By Thomas S. Goodkind
Governor Pataki recently stated that “the residential community is the foundation upon which the future of Lower Manhattan will be built.”
With about $800 million dollars remaining in the federal Community Development Block Grants used to rebuild Downtown after 9/11, the L.M.D.C. has been wondering, for months, how to best spend this money. Instead of continuing to squander theses funds, the L.M.D.C. should lend its support to the heart and soul of Downtown, the people who live and will stay here.
What was the wisdom behind granting over $160 million of this federal money to buy a damaged building from the German company, Deutsche Bank, so that the L.M.D.C. could destroy it?
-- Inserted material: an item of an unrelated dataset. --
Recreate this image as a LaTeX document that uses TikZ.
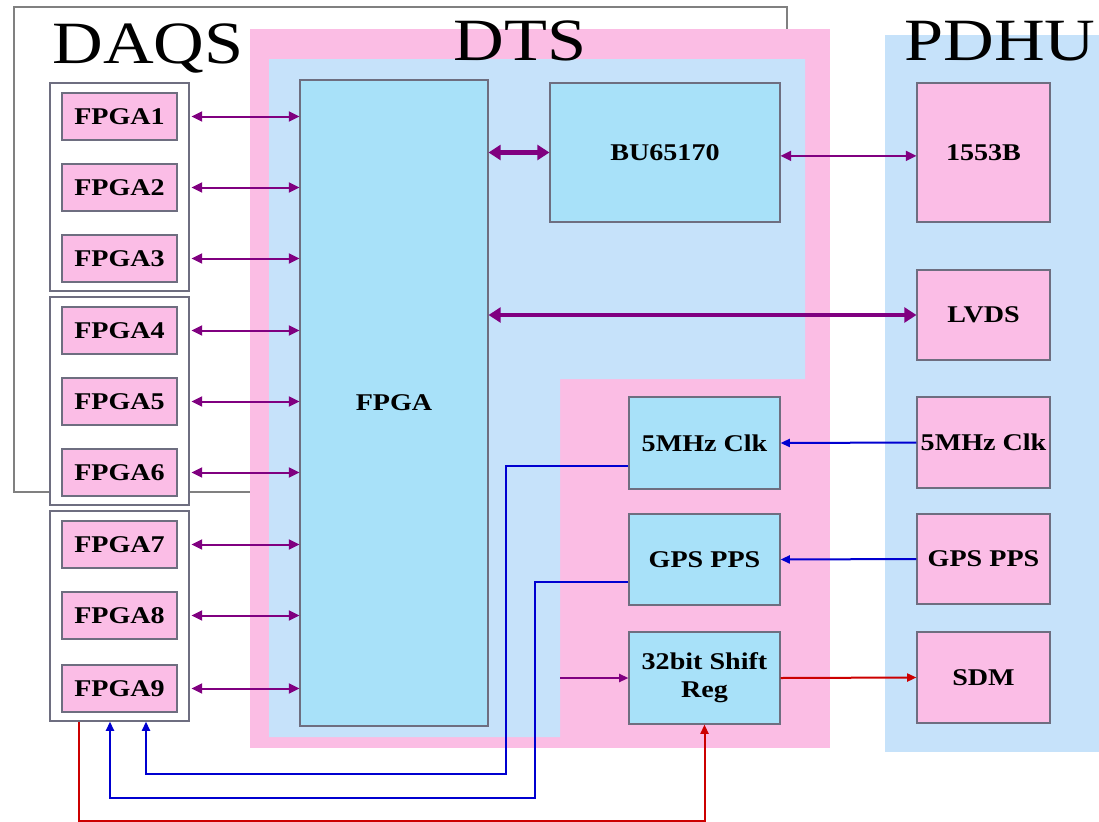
\documentclass[tikz,border=0pt]{standalone}
\usepackage{fontspec}
\setmainfont{Liberation Serif}[FakeStretch=1.17]
\usetikzlibrary{arrows.meta}
\definecolor{pinkf}{HTML}{FBBDE6}
\definecolor{dtspink}{HTML}{FBBDE4}
\definecolor{lblue}{HTML}{C6E2FA}
\definecolor{sky}{HTML}{A8E1F9}
\definecolor{purp}{HTML}{800080}
\definecolor{bl}{HTML}{0000D0}
\definecolor{rd}{HTML}{CC0000}
\definecolor{edgec}{HTML}{6E6E80}
\definecolor{grayline}{HTML}{808080}
\tikzset{
  sz/.style 2 args={minimum width=#1*0.75pt, minimum height=#2*0.75pt},
  pbox/.style={draw=edgec, line width=0.8pt, fill=pinkf, inner sep=0pt, font=\bfseries\fontsize{18}{21}\selectfont, align=center},
  sbox/.style={draw=edgec, line width=0.8pt, fill=sky, inner sep=0pt, font=\bfseries\fontsize{18}{21}\selectfont, align=center},
  grp/.style={draw=edgec, line width=0.8pt, fill=white, inner sep=0pt},
  title/.style={font=\fontsize{45}{45}\selectfont, anchor=base, inner sep=0pt},
  parr/.style={draw=purp, line width=1.5pt, {Triangle[length=8pt,width=7.5pt]}-{Triangle[length=8pt,width=7.5pt]}},
  thickarr/.style={draw=purp, line width=3.5pt, {Triangle[length=9pt,width=11pt]}-{Triangle[length=9pt,width=11pt]}},
  barr/.style={draw=bl, line width=1.5pt, -{Triangle[length=7pt,width=6pt]}},
  rarr/.style={draw=rd, line width=1.5pt, -{Triangle[length=7pt,width=6pt]}},
  oparr/.style={draw=purp, line width=1.5pt, -{Triangle[length=7pt,width=6pt]}},
}
\begin{document}
\begin{tikzpicture}[x=0.75pt,y=-0.75pt]
\useasboundingbox (0,0) rectangle (1099,821);
% DAQS outer frame
\draw[grayline, line width=1.3pt] (14,7) rectangle (787,492);
% DTS region
\fill[dtspink] (250,29) rectangle (830,748);
\fill[lblue] (269,59) -- (805,59) -- (805,379) -- (560,379) -- (560,737) -- (269,737) -- cycle;
% PDHU region
\fill[lblue] (885,35) rectangle (1099,752);
% titles
\node[title] (tdaqs) at (148,63) {DAQS};
\node[title] (tdts) at (520,60) {DTS};
\node[title] (tpdhu) at (1000,60) {PDHU};
% DAQS groups
\node[grp, sz={139}{208}] (g1) at (119.5,187) {};
\node[grp, sz={139}{208}] (g2) at (119.5,401) {};
\node[grp, sz={139}{210}] (g3) at (119.5,616) {};
% FPGA boxes
\foreach \i/\y in {1/116.5,2/187.5,3/258.5,4/330.5,5/401.5,6/472.5,7/544.5,8/615.5,9/688.5}{
  \node[pbox, sz={115}{47}] (f\i) at (119.5,\y) {FPGA\i};
}
% DTS boxes
\node[sbox, sz={188}{646}] (fpga) at (394,403) {FPGA};
\node[sbox, sz={230}{139}] (bu) at (665,152.5) {BU65170};
\node[sbox, sz={151}{92}] (dc) at (704.5,443) {5MHz Clk};
\node[sbox, sz={151}{91}] (dg) at (704.5,559.5) {GPS PPS};
\node[sbox, sz={151}{92}] (sr) at (704.5,678) {32bit Shift\\Reg};
% PDHU boxes
\node[pbox, sz={133}{139}] (b1553) at (983.5,152.5) {1553B};
\node[pbox, sz={133}{90}] (lv) at (983.5,315) {LVDS};
\node[pbox, sz={133}{91}] (pc) at (983.5,442.5) {5MHz Clk};
\node[pbox, sz={133}{90}] (pg) at (983.5,559) {GPS PPS};
\node[pbox, sz={133}{91}] (sdm) at (983.5,677.5) {SDM};
% FPGA links
\foreach \i/\g in {1/g1,2/g1,3/g1,4/g2,5/g2,6/g2,7/g3,8/g3,9/g3}{
  \draw[parr] ([xshift=1.5pt]\g.east |- f\i) -- (fpga.west |- f\i);
}
\draw[thickarr] (fpga.east |- bu) -- (bu.west);
\draw[parr] ([yshift=-2.5pt]bu.east) -- ([yshift=-2.5pt]b1553.west);
\draw[thickarr] (fpga.east |- lv) -- (lv.west);
% clock / pps
\draw[barr] (pc.west) -- (dc.east);
\draw[barr] (pg.west) -- (dg.east);
\draw[rarr] (sr.east) -- (sdm.west);
\coordinate (srin) at (560,678);
\draw[oparr] (srin) -- (sr.west);
\draw[barr] ([yshift=-17.25pt]dc.west) -| (506,774) -| ([xshift=19.875pt]g3.south);
\draw[barr] ([yshift=-16.9pt]dg.west) -| (535,798) -| ([xshift=-7.125pt]g3.south);
\draw[rarr] ([xshift=-30.375pt]g3.south) -- ++(0,99) -| (sr.south);
\end{tikzpicture}
\end{document}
The L.M.D.C. should have left this work up to the bank itself.
The L.M.D.C. has also expressed support for the Liberty Bond program allowing residential realtors low interest loans, so that these realtors could build out thousands of mostly high end rental units in Battery Park City and Tribeca.
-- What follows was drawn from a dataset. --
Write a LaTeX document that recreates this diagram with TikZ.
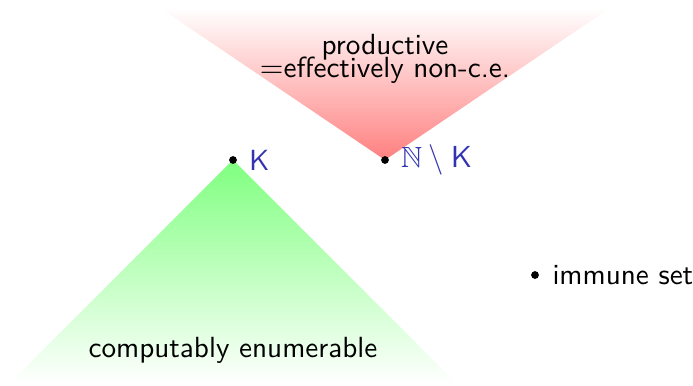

These Liberty Bonds will greatly increase the number of residents, without regard to whether or not the area has the schools, and other supporting facilities to take care of them. And these high end rentals attract transient neighbors, not those who would add stability to an already fragile neighborhood. These loans were used to benefit realtors, not our residential community.
L.M.D.C. officials have expressed interest in spending the remaining money on large projects such as a rail link connecting Lower Manhattan to the Long Island Rail Road and J.F.K. Airport. L.M.D.C. board member, Roland Betts, co-founder of Chelsea Piers, said that many of the small projects under consideration are “nibbling away” at the money required to help pay for bigger projects at the World Trade Center site. My fear involves L.M.D.C. board members envisioning our neighborhood children as these “nibbling” smaller projects, and therefore as interests contrary to their bigger plans.
A government zoning decision was recently made to allow Goldman Sachs to build a monolithic office tower in our residential neighborhood near the World Trade Center site. It has no public amenities and will forever cast a huge shadow on our Northern residential neighborhood.
Meanwhile, our children don’t even have a middle school.
Families living near the World Trade Center, besides all other obstacles, live in one of the only New York City areas with community public schools that stop at the 5th grade level. Why would anyone settle into a neighborhood that forces families to move once their child reaches the 6th grade?
It would only cost the L.M.D.C. a small fraction of what it gave to Deutsche Bank to assist the people living around the World Trade Center site by giving them what every other N.Y.C. community has: a middle school.
This should be done.
The L.M.D.C. should not forget the fragile residential community around the World Trade Center site. L.M.D.C. support is needed to insure community stability.
Here Downtown, the New Year will bring the great rebuilding of the World Trade Center. And while the titans of government and industry celebrate this rebuilding, residents’ reactions may not be quite as festive.
For at least the next five years, there will be neither road, nor walkway, nor building site, nor subway entrance that will be left untouched. For those of us who have chosen to remain and live here for the great rebuild, there will be plenty of noise, heaps of obstructions and loads of congestion. And that’s enough to block any celebration.
If you were rugged enough to stay in place as a Downtown resident for these past few years after 9/11, the great rebuilding about to commence will truly test your dedication to remain here.
Incentives to keep residents in place need to be reinstated.
And they should be given to the residents who lived here before 9/11 and stayed, not to those who will simply take advantage of the incentives, and move out afterward.
L.M.D.C. should reinstate the Residential Grant Program for renters, and allow new and old home owners to more fully deduct the costs of their loans.
The New York State Housing Finance Agency and State of New York Mortgage Agency reported that after 9/11 rental residencies still inhabitable around the W.T.C. site had been up to left 60 percent vacant. Soon after the Residential Grant Program was put in place, these buildings quickly filled with new residents.
Without the support from the L.M.D.C., years of new nonstop construction will once more cause the rapid deterioration for our fragile area.
Along with my wife and two daughters, I am proud to call the area surrounding the World Trade Center my home. We have walked by the sadly empty site of the World Trade Center nearly everyday since 9/11, waiting for its return. Once this construction is complete, if our residential community is still intact, we will finally feel that our community, our home, has returned to normal.
It is the responsibility and the obligation of all L.M.D.C. members to insure that our neighborhood remains intact during these next few years. It is Kevin Rampe, president of the L.M.D.C. who said “a thriving community base will be the cornerstone of Lower Manhattan’s revitalization.”
For this reason, the L.M.D.C. should show its commitment to the residential community: those who lived through this disaster and are here to stay.
Thomas S. Goodkind, the controller of a commercial Manhattan real estate firm, lives with his wife and two daughters in Battery Park City, where he has lived and worked for the past sixteen years. He is a member of Community Board 1.